In response to concerns expressed about the quality of work being produced at that time by students at the Ecole des Beaux Arts, Charles Bargue (1826-83) was asked, along with Jean-Léon Gérôme (1824-1904) to produce a drawing course. In consequence his Cours de dessin was published by the Parisian dealers Goupil & Cie between 1868 and 1871. Arguably the most influential and most well-known classical drawing course in history, the modern edition of the Bargue Drawing Course edited by Gerald Ackerman is a set of 197 lithographs of subjects for copying by drawing students, before they attempt drawing from life or nature. The course is divided into three parts. The first consists of plates drawn after casts, usually from ancient examples. Different parts of the body are studied in order of difficulty, until full figures are presented. The second section pays homage to the Western school of painting, with lithographs after exemplary drawings by Renaissance and modern masters. The third contains almost 60 drawings after nude male models, all original inventions by Bargue.
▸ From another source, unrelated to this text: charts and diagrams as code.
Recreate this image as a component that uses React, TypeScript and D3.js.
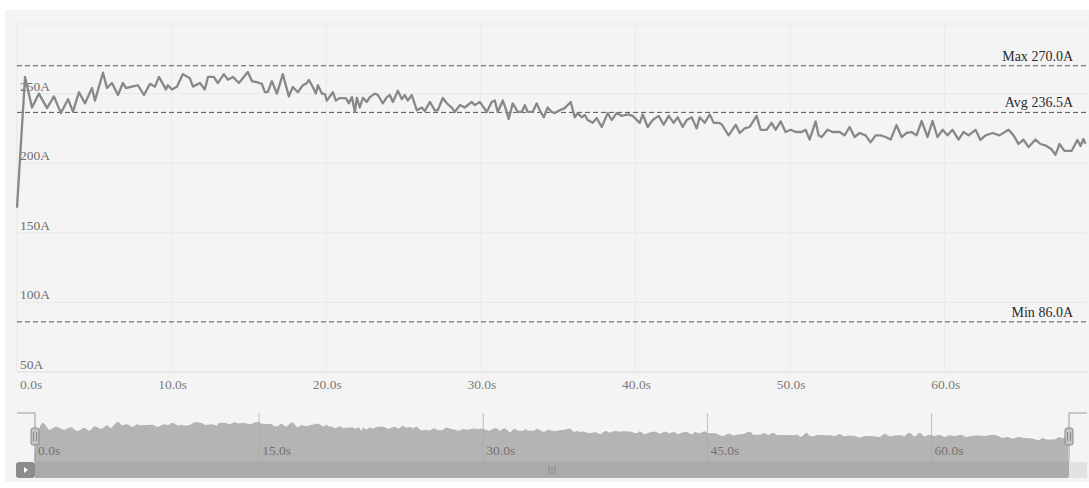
import React from 'react';
import * as d3 from 'd3';

const times = [0, 0.52, 0.97, 1.42, 1.94, 2.39, 2.84, 3.30, 3.62, 4.01,
  4.40, 4.85, 5.04, 5.56, 5.82, 6.14, 6.53, 6.85, 7.05, 7.43,
  7.82, 8.21, 8.60, 8.92, 9.18, 9.63, 9.76, 10.02, 10.34, 10.73,
  11.18, 11.38, 11.83, 12.15, 12.35, 12.73, 12.99, 13.38, 13.64, 13.96,
  14.35, 14.93, 15.19, 15.58, 15.84, 16.03, 16.22, 16.48, 16.81, 17.19,
  17.58, 17.84, 18.16, 18.49, 18.75, 18.88, 19.13, 19.33, 19.46, 19.72,
  19.91, 20.04, 20.43, 20.62, 20.88, 21.27, 21.46, 21.66, 21.85, 21.98,
  22.17, 22.37, 22.62, 22.82, 23.14, 23.34, 23.66, 23.92, 24.11, 24.31,
  24.63, 24.89, 25.08, 25.27, 25.53, 25.86, 26.18, 26.37, 26.70, 27.02,
  27.21, 27.54, 27.80, 28.12, 28.31, 28.64, 28.96, 29.41, 29.61, 29.93,
  30.12, 30.38, 30.70, 30.90, 31.09, 31.42, 31.61, 31.80, 32.06, 32.39,
  32.64, 32.84, 33.03, 33.35, 33.61, 33.81, 34.07, 34.32, 34.58, 34.78,
  35.10, 35.42, 35.81, 36.07, 36.26, 36.52, 36.72, 36.91, 37.23, 37.49,
  37.82, 38.20, 38.46, 38.78, 39.11, 39.50, 39.82, 40.27, 40.47, 40.79,
  41.11, 41.50, 41.82, 42.15, 42.47, 42.73, 43.05, 43.31, 43.63, 43.96,
  44.15, 44.47, 44.80, 45.06, 45.38, 45.57, 46.02, 46.48, 46.74, 47.06,
  47.38, 47.83, 48.09, 48.48, 48.80, 49.06, 49.39, 49.71, 50.03, 50.36,
  50.74, 51.00, 51.26, 51.65, 51.84, 52.04, 52.42, 52.75, 53.20, 53.52,
  53.85, 54.17, 54.49, 54.88, 55.20, 55.53, 55.85, 56.17, 56.50, 56.88,
  57.21, 57.53, 57.85, 58.18, 58.50, 58.89, 59.21, 59.53, 59.86, 60.18,
  60.50, 60.89, 61.21, 61.54, 61.99, 62.31, 62.64, 63.09, 63.54, 64.12,
  64.45, 64.77, 65.09, 65.42, 65.87, 66.19, 66.58, 66.90, 67.16, 67.42,
  67.74, 68.20, 68.58, 68.78, 68.97, 69.10];

const currents = [168, 262, 240, 250, 239.6, 248, 236, 246, 237, 251,
  243, 254, 245, 265, 254, 257.6, 249, 257.6, 254, 255,
  256, 249, 257, 255, 262, 253, 256, 253, 255, 264,
  261, 255, 257.6, 253, 262, 262, 257.6, 264, 260, 262,
  257.6, 265.5, 259, 258, 257, 251, 251, 259, 250, 264,
  248, 254.7, 251, 256, 257.6, 259.8, 254.7, 250, 256, 250,
  249.7, 245, 251, 245, 246.8, 246.8, 243, 247.5, 236.8, 247,
  240, 247, 244, 247.5, 250, 249, 243, 247.5, 249, 244,
  252, 246, 249, 245, 249, 238, 240, 237.5, 244, 238,
  238, 246.8, 243, 240, 236.8, 241.7, 240, 244, 241.7, 244,
  241, 236.8, 244, 245, 236.8, 245, 239, 231.7, 243, 236.8,
  236.8, 241.7, 236.8, 236.8, 243, 238, 233, 240, 236.8, 236,
  238, 239.6, 244, 233, 236, 233, 234.6, 231, 229, 232.5,
  226, 236, 231, 236, 234, 235, 234, 229, 235, 226,
  231, 234, 227.6, 234, 229, 233, 226, 231, 233, 225,
  233, 229, 235, 229, 229, 228, 220, 227.6, 221.7, 225,
  226, 234, 224, 224, 229, 224, 230, 222.4, 224, 222.4,
  222.4, 224, 217, 230, 220, 218.8, 224, 222.4, 222.4, 220,
  226, 218.8, 221.7, 220, 215, 220, 220, 218.8, 217, 227.4,
  218.8, 221.7, 222.4, 220, 230.3, 218.8, 230.3, 218.8, 224, 220,
  224, 217, 222.4, 220, 224, 216.7, 220, 221.7, 220, 224,
  220, 213.8, 217, 211.6, 217, 213.8, 212.4, 210, 206, 213.8,
  208.8, 208.8, 216.7, 212.4, 217.4, 214];

const yTicks = [50, 100, 150, 200, 250, 300];
const xTicks = [0, 10, 20, 30, 40, 50, 60];
const sliderTicks = [0, 15, 30, 45, 60];
const refNames = ['Max', 'Avg', 'Min'];
const refValues = [270.0, 236.5, 86.0];
const X_MAX = 69.2;
const Y_DOMAIN = [50, 300];

const FONT = "'Liberation Serif', 'Times New Roman', serif";

export default function App() {
  const data = times.map((t, i) => ({ t, v: currents[i] }));

  const left = 17, right = 1087, top = 24, bottom = 372;
  const x = d3.scaleLinear().domain([0, X_MAX]).range([left, right]);
  const y = d3.scaleLinear().domain(Y_DOMAIN).range([bottom, top]);

  const line = d3.line<{ t: number; v: number }>()
    .x(d => x(d.t))
    .y(d => y(d.v));

  // slider
  const sL = 35, sR = 1069, sTop = 413, sBot = 462;
  const sx = d3.scaleLinear().domain([0, X_MAX]).range([sL, sR]);
  const ext = d3.extent(currents) as [number, number];
  const off = (ext[1] - ext[0]) * 0.3;
  const sy = d3.scaleLinear().domain([ext[0] - off, ext[1] + off]).range([sBot, sTop]);
  const area = d3.area<{ t: number; v: number }>()
    .x(d => sx(d.t))
    .y0(sBot)
    .y1(d => sy(d.v))
    .curve(d3.curveMonotoneX);

  const gridColor = '#e8e8e8';

  return (
    <svg width={1089} height={488} style={{ position: 'absolute', left: 0, top: 0 }}
      fontFamily={FONT}>
      <rect x={0} y={0} width={1089} height={488} fill="#ffffff" />
      <rect x={5} y={10} width={1084} height={472} fill="#f4f4f4" />

      {yTicks.map(v => (
        <line key={'h' + v} x1={left} x2={right} y1={y(v)} y2={y(v)}
          stroke={v === Y_DOMAIN[0] ? '#dcdcdc' : gridColor} strokeWidth={1} />
      ))}
      {xTicks.map(t => (
        <line key={'v' + t} x1={x(t)} x2={x(t)} y1={top} y2={bottom}
          stroke={gridColor} strokeWidth={1} />
      ))}

      {yTicks.filter(v => v < Y_DOMAIN[1]).map(v => (
        <text key={'yl' + v} x={20} y={y(v) - 3} fontSize={13.5} fill="#6e6e6e">{v}A</text>
      ))}
      {xTicks.map((t, i) => (
        <text key={'xl' + t} x={i === 0 ? x(t) + 3 : x(t) + 1} y={389} fontSize={13.5}
          fill="#7a7a7a" textAnchor={i === 0 ? 'start' : 'middle'}>{t.toFixed(1)}s</text>
      ))}

      {refValues.map((v, i) => (
        <g key={'r' + i}>
          <line x1={left} x2={right} y1={y(v)} y2={y(v)} stroke="#555" strokeWidth={1}
            strokeDasharray="5,3" />
          <text x={1073} y={y(v) - 5} fontSize={14} fill="#2a2a2a" textAnchor="end">
            {refNames[i]} {v.toFixed(1)}A
          </text>
        </g>
      ))}

      <path d={line(data) || ''} fill="none" stroke="#888888" strokeWidth={2.3}
        strokeLinejoin="round" />

      <path d={area(data) || ''} fill="#b4b4b4" stroke="#ababab" strokeWidth={0.8} />
      {sliderTicks.map(t => (
        <g key={'st' + t}>
          {t > 0 && <line x1={sx(t)} x2={sx(t)} y1={sTop} y2={sBot} stroke="#a9a9a9" strokeWidth={0.7} />}
          <text x={sx(t) + 3} y={455} fontSize={13.5} fill="#727272">{t.toFixed(1)}s</text>
        </g>
      ))}
      <path d={`M${left},${sTop}H${sL}V${sBot}`} fill="none" stroke="#999" strokeWidth={1} />
      <path d={`M${right},${sTop}H${sR}V${sBot}`} fill="none" stroke="#999" strokeWidth={1} />

      <rect x={sR} y={sBot} width={right - sR} height={16} fill="#e2e2e2" />
      <path d={`M${sL},${sBot}H${sR}V${sBot + 14}a2,2 0 0 1 -2,2H${sL}Z`} fill="#ababab" />
      {[-3, 0, 3].map(o => (
        <line key={'m' + o} x1={(sL + sR) / 2 + o} x2={(sL + sR) / 2 + o} y1={466} y2={474}
          stroke="#8a8a8a" strokeWidth={1} />
      ))}
      <rect x={16} y={sBot} width={19} height={16} rx={3} fill="#8c8c8c" />
      <path d="M24,467 L28,470 L24,473 Z" fill="#ffffff" />

      {[sL, sR].map((hx, i) => (
        <g key={'hd' + i}>
          <rect x={hx - 4} y={428} width={8} height={17} rx={2} fill="#c4c4c4" stroke="#888"
            strokeWidth={1} />
          <line x1={hx - 1.5} x2={hx - 1.5} y1={432} y2={441} stroke="#888" strokeWidth={1} />
          <line x1={hx + 1.5} x2={hx + 1.5} y1={432} y2={441} stroke="#888" strokeWidth={1} />
        </g>
      ))}
    </svg>
  );
}
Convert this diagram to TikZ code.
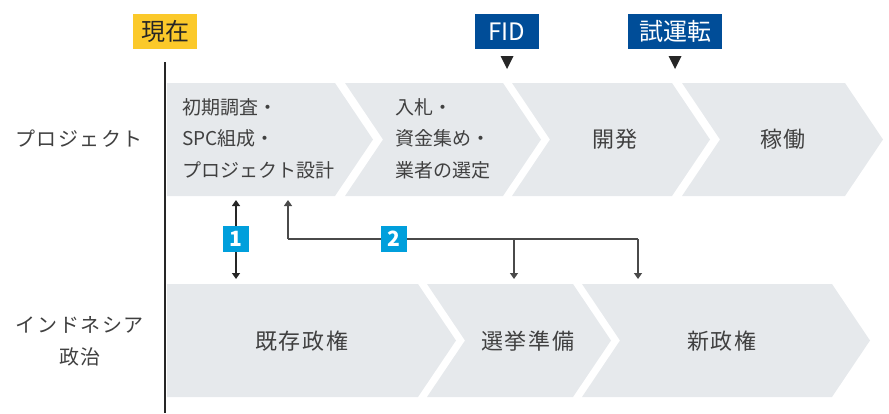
\documentclass[tikz,border=0pt]{standalone}
\usepackage{fontspec}
\setmainfont{Noto Sans CJK JP}
\usetikzlibrary{arrows.meta}
\definecolor{chev}{HTML}{E6E9EC}
\definecolor{txt}{HTML}{404040}
\definecolor{blu}{HTML}{004D98}
\definecolor{yel}{HTML}{FBC92A}
\definecolor{cyn}{HTML}{009FDC}
\definecolor{lin}{HTML}{4A4A4A}
\begin{document}
\begin{tikzpicture}[x=1pt,y=-1pt,
  chevfill/.style={fill=chev,draw=none},
  lbl/.style={text=txt,inner sep=0pt,font=\fontsize{19}{31.5}\selectfont},
  biglbl/.style={text=txt,inner sep=0pt,font=\fontsize{22}{26}\selectfont\addfontfeatures{LetterSpace=9}},
  tagbox/.style={inner sep=0pt,minimum height=35pt,font=\fontsize{24}{26}\selectfont},
  numbox/.style={fill=cyn,text=white,inner sep=0pt,minimum width=26pt,minimum height=26pt,font=\fontsize{21}{22}\selectfont\bfseries},
  conn/.style={draw=lin,line width=1.3pt},
  arrtip/.style={-{Triangle[length=6pt,width=8pt]}},
  arrtwo/.style={{Triangle[length=6pt,width=8pt]}-{Triangle[length=6pt,width=8pt]}},
  milestone/.style={fill=black!85,draw=none}
]
\useasboundingbox (0,0) rectangle (889,413);
% top row chevrons
\path[chevfill] (167,83) -- (335,83) -- (373,139.5) -- (335,196) -- (167,196) -- cycle;
\path[chevfill] (345,83) -- (503,83) -- (541,139.5) -- (503,196) -- (345,196) -- (383,139.5) -- cycle;
\path[chevfill] (512,83) -- (672,83) -- (710,139.5) -- (672,196) -- (512,196) -- (550,139.5) -- cycle;
\path[chevfill] (682,83) -- (845,83) -- (883,139.5) -- (845,196) -- (682,196) -- (720,139.5) -- cycle;
% bottom row chevrons
\path[chevfill] (167,284) -- (418,284) -- (456,340.5) -- (418,397) -- (167,397) -- cycle;
\path[chevfill] (427,284) -- (573,284) -- (611,340.5) -- (573,397) -- (427,397) -- (465,340.5) -- cycle;
\path[chevfill] (582,284) -- (832,284) -- (870,340.5) -- (832,397) -- (582,397) -- (620,340.5) -- cycle;
% vertical now line
\coordinate (vtop) at (165,62);
\coordinate (vbot) at (165,413);
\draw[line width=2.2pt,black!85] (vtop) -- (vbot);
% tags
\node[tagbox,fill=yel,text=black!85,minimum width=64pt] (now) at (165,31.5) {現在};
\node[tagbox,fill=blu,text=white,minimum width=64pt] (fid) at (507,31.5) {FID};
\node[tagbox,fill=blu,text=white,minimum width=94pt] (trial) at (675,31.5) {試運転};
\path[milestone] (500.5,56) -- (513.5,56) -- (507,69) -- cycle;
\path[milestone] (668.5,56) -- (681.5,56) -- (675,69) -- cycle;
% row labels
\node[lbl,font=\fontsize{20}{26}\selectfont\addfontfeatures{LetterSpace=8}] (rproj) at (79,139) {プロジェクト};
\node[lbl,align=center,font=\fontsize{20}{32}\selectfont\addfontfeatures{LetterSpace=8}] (rpol) at (80,341) {インドネシア\\政治};
% top texts
\node[lbl,anchor=west,align=left] (t1) at (182,138.5) {初期調査・\\SPC組成・\\プロジェクト設計};
\node[lbl,anchor=west,align=left] (t2) at (395,138.5) {入札・\\資金集め・\\業者の選定};
\node[biglbl] (t3) at (615,139) {開発};
\node[biglbl] (t4) at (783,139) {稼働};
% bottom texts
\node[biglbl] (b1) at (302,341) {既存政権};
\node[biglbl] (b2) at (528,341) {選挙準備};
\node[biglbl] (b3) at (722,341) {新政権};
% connectors
\coordinate (a1t) at (236,200);
\coordinate (a1b) at (236,279);
\draw[conn,draw=black!85,arrtwo] (a1t) -- (a1b);
\node[numbox] (n1) at (236,239) {1};
\coordinate (a2t) at (288,200);
\coordinate (a2c) at (288,239);
\coordinate (a2m) at (514,239);
\coordinate (a2r) at (638,239);
\coordinate (a2mb) at (514,279);
\coordinate (a2rb) at (638,279);
\draw[conn,arrtip] (a2c) -- (a2t);
\draw[conn] (a2c) -- (a2r);
\draw[conn,arrtip] (a2m) -- (a2mb);
\draw[conn,arrtip] (a2r) -- (a2rb);
\node[numbox] (n2) at (394,239) {2};
\end{tikzpicture}
\end{document}
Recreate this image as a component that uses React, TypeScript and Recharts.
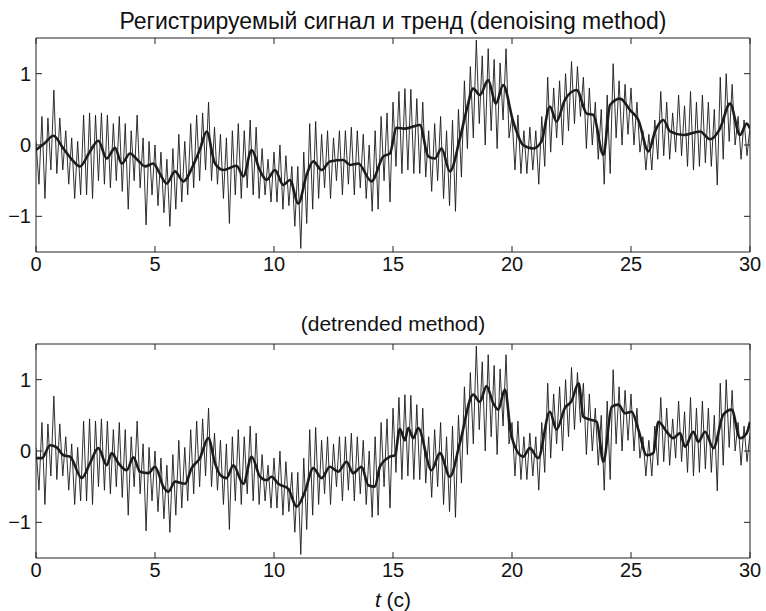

These would only have been undertaken by fine art students and is a series of what we now call ‘life drawings’ – depictions of the male nude in various poses. Students were expected to copy the drawings with great accuracy, producing work which was, to all intents and purposes, of a standard that rendered it indistinguishable from the original.

By such means, the student is continually introduced to progressively more difficult problems in the close observation and recording of nature. Art students will find it a practical and progressive introduction to realistic figure drawing. Thus antiquity is used, not to impose a classical style, but as an aid to seeing the structure of the human body with clarity and intelligence.